(Items from a data source)

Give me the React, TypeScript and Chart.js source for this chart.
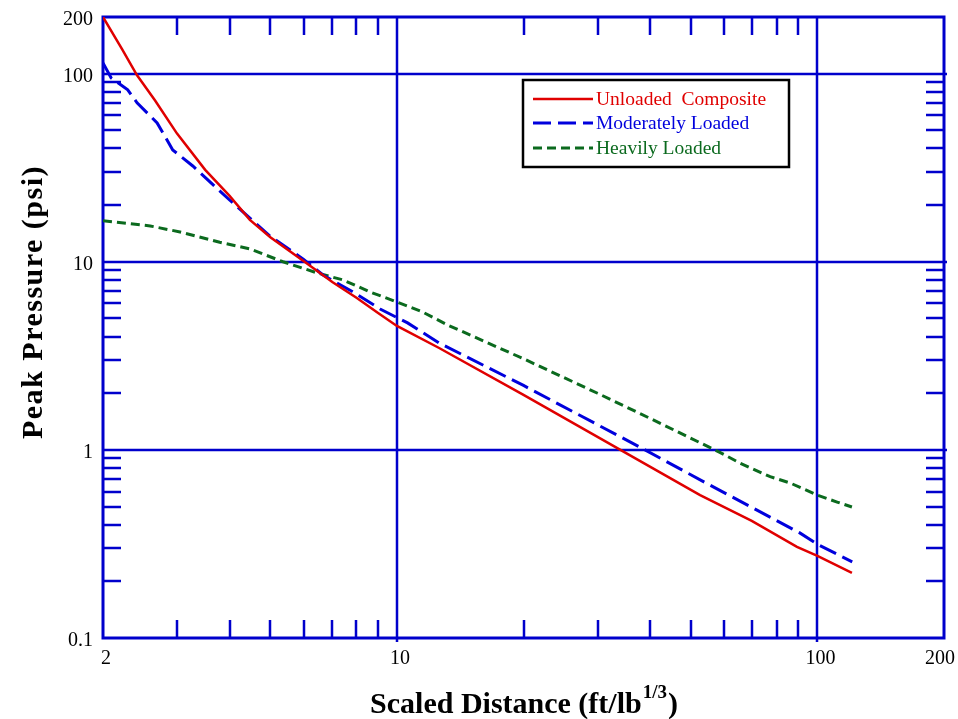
import React, { useEffect, useRef } from 'react';
import { Chart, registerables } from 'chart.js';

Chart.register(...registerables);

// ---- data ----
const xTickValues = [2, 10, 100, 200];
const yTickValues = [0.1, 1, 10, 100, 200];
const xMajorGrid = [10, 100];
const yMajorGrid = [1, 10, 100];
const xMinorTicks = [3, 4, 5, 6, 7, 8, 9, 20, 30, 40, 50, 60, 70, 80, 90];
const yMinorTicks = [0.2, 0.3, 0.4, 0.5, 0.6, 0.7, 0.8, 0.9, 2, 3, 4, 5, 6, 7, 8, 9, 20, 30, 40, 50, 60, 70, 80, 90];

const unloadedX = [2, 2.22, 2.41, 2.66, 3.0, 3.5, 4.0, 4.47, 5.0, 6.03, 7.02, 8.03, 9.02, 10, 12.6, 20, 34, 52.6, 69.8, 89.4, 100, 120.8];
const unloadedY = [200, 135, 98, 72, 48, 30.8, 22.4, 16.7, 13.5, 10, 7.81, 6.42, 5.34, 4.56, 3.48, 1.96, 1.0, 0.575, 0.419, 0.305, 0.273, 0.222];

const moderateX = [2, 2.09, 2.29, 2.41, 2.69, 2.93, 3.27, 4.0, 4.99, 6.0, 6.67, 7.87, 9.12, 10.6, 12.6, 20, 38.9, 54.3, 90.8, 100, 121];
const moderateY = [114, 95, 82, 70, 54.7, 39.3, 32.3, 21.3, 13.7, 10.3, 8.5, 6.9, 5.61, 4.73, 3.7, 2.2, 1.0, 0.667, 0.362, 0.315, 0.254];

const heavyX = [2, 2.59, 3.05, 3.79, 4.47, 5.36, 6.46, 7.45, 8.63, 10, 11.5, 13.2, 20, 30, 40, 58.6, 65.5, 77.2, 86.1, 100, 111.4, 120.8];
const heavyY = [16.5, 15.5, 14.4, 12.7, 11.7, 10.0, 8.72, 8.0, 6.91, 6.11, 5.41, 4.61, 3.05, 2.0, 1.47, 0.97, 0.85, 0.72, 0.667, 0.575, 0.528, 0.497];

const seriesNames = ['Unloaded  Composite', 'Moderately Loaded', 'Heavily Loaded'];
const seriesColors = ['#E00000', '#0000DD', '#0B6A1E'];
const seriesDashes: number[][] = [[], [18, 7], [9, 5]];
const seriesWidths = [2.5, 3, 3];

const xTitle = 'Scaled Distance (ft/lb';
const xTitleSup = '1/3';
const yTitle = 'Peak Pressure (psi)';

const AXIS_BLUE = '#0000CC';
const SERIF = "'Liberation Serif', 'Times New Roman', serif";

const zip = (xs: number[], ys: number[]) => xs.map((x, i) => ({ x, y: ys[i] }));

const framePlugin = {
  id: 'framePlugin',
  beforeDatasetsDraw(chart: any) {
    const { ctx, chartArea: a, scales } = chart;
    const xs = scales.x;
    const ys = scales.y;
    ctx.save();
    ctx.strokeStyle = AXIS_BLUE;
    ctx.lineCap = 'butt';
    // major grid
    ctx.lineWidth = 2.5;
    xMajorGrid.forEach((v) => {
      const px = Math.round(xs.getPixelForValue(v));
      ctx.beginPath();
      ctx.moveTo(px, a.top);
      ctx.lineTo(px, a.bottom + 4);
      ctx.stroke();
    });
    yMajorGrid.forEach((v) => {
      const py = Math.round(ys.getPixelForValue(v));
      ctx.beginPath();
      ctx.moveTo(a.left, py);
      ctx.lineTo(a.right + 3, py);
      ctx.stroke();
    });
    // minor ticks
    const L = 18;
    ctx.lineWidth = 2.5;
    xMinorTicks.forEach((v) => {
      const px = Math.round(xs.getPixelForValue(v));
      ctx.beginPath();
      ctx.moveTo(px, a.bottom);
      ctx.lineTo(px, a.bottom - L);
      ctx.moveTo(px, a.top);
      ctx.lineTo(px, a.top + L);
      ctx.stroke();
    });
    yMinorTicks.forEach((v) => {
      const py = Math.round(ys.getPixelForValue(v));
      ctx.beginPath();
      ctx.moveTo(a.left, py);
      ctx.lineTo(a.left + L, py);
      ctx.moveTo(a.right, py);
      ctx.lineTo(a.right - L, py);
      ctx.stroke();
    });
    // frame
    ctx.lineWidth = 3;
    ctx.strokeRect(a.left, a.top, a.right - a.left, a.bottom - a.top);
    ctx.restore();
  },
  afterDraw(chart: any) {
    const { ctx } = chart;
    ctx.save();
    // legend box
    const bx = 523, by = 80, bw = 266, bh = 87;
    ctx.strokeStyle = '#000';
    ctx.lineWidth = 2.5;
    ctx.strokeRect(bx, by, bw, bh);
    const rows = [99, 123, 148];
    ctx.font = `19.5px ${SERIF}`;
    ctx.textBaseline = 'middle';
    ctx.textAlign = 'left';
    seriesNames.forEach((name, i) => {
      ctx.strokeStyle = seriesColors[i];
      ctx.lineWidth = seriesWidths[i];
      ctx.setLineDash(seriesDashes[i]);
      ctx.beginPath();
      ctx.moveTo(533, rows[i]);
      ctx.lineTo(593, rows[i]);
      ctx.stroke();
      ctx.setLineDash([]);
      ctx.fillStyle = seriesColors[i];
      ctx.fillText(name, 596, rows[i] + 1);
    });

    // x title with superscript
    ctx.fillStyle = '#000';
    ctx.textBaseline = 'alphabetic';
    const mainFont = `bold 30px ${SERIF}`;
    const supFont = `bold 19px ${SERIF}`;
    ctx.font = mainFont;
    const w1 = ctx.measureText(xTitle).width;
    const w3 = ctx.measureText(')').width;
    ctx.font = supFont;
    const w2 = ctx.measureText(xTitleSup).width;
    const total = w1 + w2 + 2 + w3;
    const x0 = 524 - total / 2;
    const base = 713;
    ctx.font = mainFont;
    ctx.fillText(xTitle, x0, base);
    ctx.font = supFont;
    ctx.fillText(xTitleSup, x0 + w1 + 1, base - 15);
    ctx.font = mainFont;
    ctx.fillText(')', x0 + w1 + w2 + 2, base);

    // y title
    ctx.translate(42, 302);
    ctx.rotate(-Math.PI / 2);
    ctx.textAlign = 'center';
    ctx.font = mainFont;
    try { (ctx as any).letterSpacing = '1.5px'; } catch (e) {}
    ctx.fillText(yTitle, 0, 0);
    ctx.restore();
  },
};

export default function App() {
  const ref = useRef<HTMLCanvasElement | null>(null);
  useEffect(() => {
    if (!ref.current) return;
    const datasets = [
      zip(unloadedX, unloadedY),
      zip(moderateX, moderateY),
      zip(heavyX, heavyY),
    ].map((d, i) => ({
      label: seriesNames[i],
      data: d,
      borderColor: seriesColors[i],
      backgroundColor: seriesColors[i],
      borderWidth: seriesWidths[i],
      borderDash: seriesDashes[i],
      pointRadius: 0,
      tension: 0,
      fill: false,
    }));
    const tickFont = { family: SERIF, size: 20 };
    const chart = new Chart(ref.current, {
      type: 'line',
      data: { datasets },
      plugins: [framePlugin],
      options: {
        animation: false,
        responsive: false,
        layout: { padding: { top: 17, right: 14, left: 0, bottom: 0 } },
        plugins: { legend: { display: false }, tooltip: { enabled: false }, title: { display: false } },
        scales: {
          x: {
            type: 'logarithmic',
            min: 2,
            max: 200,
            grid: { display: false, drawTicks: false },
            border: { display: false },
            afterBuildTicks: (s: any) => { s.ticks = xTickValues.map((v) => ({ value: v })); },
            afterFit: (s: any) => { s.height = 81; s.paddingLeft = 0; s.paddingRight = 0; },
            ticks: {
              autoSkip: false,
              maxRotation: 0,
              padding: 9,
              labelOffset: 3,
              color: '#000',
              font: tickFont,
              callback: (v: any) => (v === 200 ? '200\u2002\u2009' : String(v)),
            },
          },
          y: {
            type: 'logarithmic',
            min: 0.1,
            max: 200,
            grid: { display: false, drawTicks: false },
            border: { display: false },
            afterBuildTicks: (s: any) => { s.ticks = yTickValues.map((v) => ({ value: v })); },
            afterFit: (s: any) => { s.width = 103; s.paddingTop = 0; s.paddingBottom = 0; },
            ticks: {
              autoSkip: false,
              padding: 10,
              labelOffset: 3,
              color: '#000',
              font: tickFont,
              callback: (v: any) => String(v),
            },
          },
        },
      } as any,
    });
    return () => chart.destroy();
  }, []);
  return (
    <div style={{ position: 'fixed', left: 0, top: 0, width: 958, height: 719, background: '#fff' }}>
      <canvas ref={ref} width={958} height={719} style={{ width: 958, height: 719, display: 'block' }} />
    </div>
  );
}
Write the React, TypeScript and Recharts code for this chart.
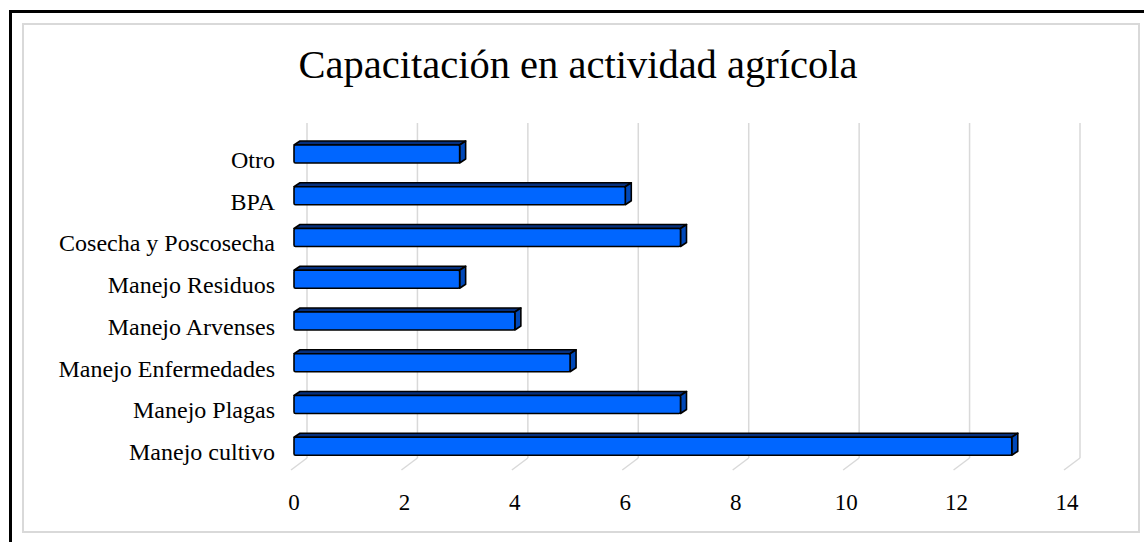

SHORT EXERCISE:
Only the lines from the start of the records through the line containing "0.305, 0.273, 0.222];" should be repeated, word for word, with the pictures left out.

SOLUTION TO THIS EXERCISE:
Give me the React, TypeScript and Chart.js source for this chart.
import React, { useEffect, useRef } from 'react';
import { Chart, registerables } from 'chart.js';

Chart.register(...registerables);

// ---- data ----
const xTickValues = [2, 10, 100, 200];
const yTickValues = [0.1, 1, 10, 100, 200];
const xMajorGrid = [10, 100];
const yMajorGrid = [1, 10, 100];
const xMinorTicks = [3, 4, 5, 6, 7, 8, 9, 20, 30, 40, 50, 60, 70, 80, 90];
const yMinorTicks = [0.2, 0.3, 0.4, 0.5, 0.6, 0.7, 0.8, 0.9, 2, 3, 4, 5, 6, 7, 8, 9, 20, 30, 40, 50, 60, 70, 80, 90];

const unloadedX = [2, 2.22, 2.41, 2.66, 3.0, 3.5, 4.0, 4.47, 5.0, 6.03, 7.02, 8.03, 9.02, 10, 12.6, 20, 34, 52.6, 69.8, 89.4, 100, 120.8];
const unloadedY = [200, 135, 98, 72, 48, 30.8, 22.4, 16.7, 13.5, 10, 7.81, 6.42, 5.34, 4.56, 3.48, 1.96, 1.0, 0.575, 0.419, 0.305, 0.273, 0.222];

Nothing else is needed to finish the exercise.